The following are just a few suggestions on how aging parents and other seniors can feel more involved in this special day.

Cards from kids. Everyone likes to get cards, especially on Valentine's Day. Many seniors especially like to get cards from their grandchildren, nieces, and nephews. Any card is welcome and appreciated, but those which are made by the little hands and fingers of a child have a special magic that is especially touching and heart-warming on this heart-based day.

Music. Surprise aging parents with playlists of songs that have special meaning to them: include a song that was played at their wedding, songs that were popular when they were courting, etc. For seniors who are widowed or unmarried, select other songs that have special meaning. For example, a song that mother used to sing her children when putting them to sleep or a tune that father taught his children to whistle.
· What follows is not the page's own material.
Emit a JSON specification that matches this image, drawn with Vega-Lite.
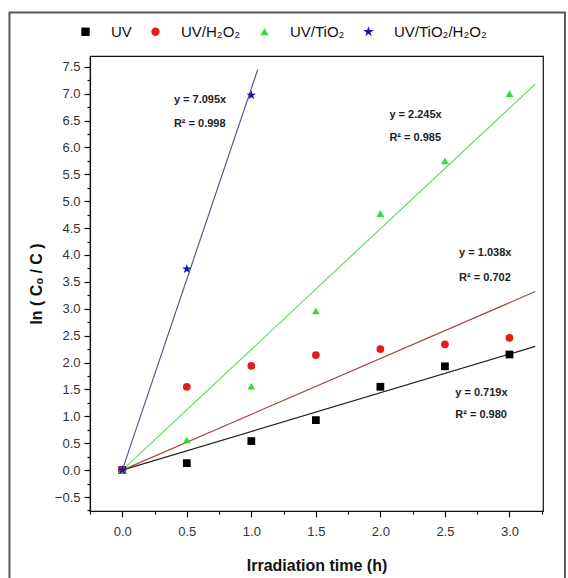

If a loved one has memory issues, music may sometimes help bring up forgotten memories or recall events associated with a specific song.

Decorate. String up some paper hearts, set out cupid-themed place mats, and light a few scented red candles to make the house festive in Valentine's style.

Bring out photos. Valentine's Day can be an excellent time to haul out those wonderful old photo albums (or the digitized versions of them) and to go through them with aging parents and other loved ones. Poring over photos is an effective way to share loving memories; for those with dementia, this may help to jog a few memories or help reinforce the memories they retain and delight in sharing.

Talk about other Valentine's Days. It can be fun to use this Valentine's Day as a springboard for remembering past Valentine's Days. This is an opportunity to ask questions such as:

  • What did Dad get you for your first Valentine's Day?
  • What was the most romantic Valentine's Day dinner you ever had?
  • What would you guess were the most valentines you ever received?
  • Who gave you the most surprising valentine and what was it?
And, of course, these questions may lead to other questions and conversations that can reveal new things a person never knew about a loved one.

Naturally, the level of Valentines' Day celebration with which a senior feels comfortable will vary from person to person; some may have sorrows associated with the day which prevent them from participating. However, many aging parents are inclined to enjoy the day, and taking a few steps to involve them can be quite rewarding.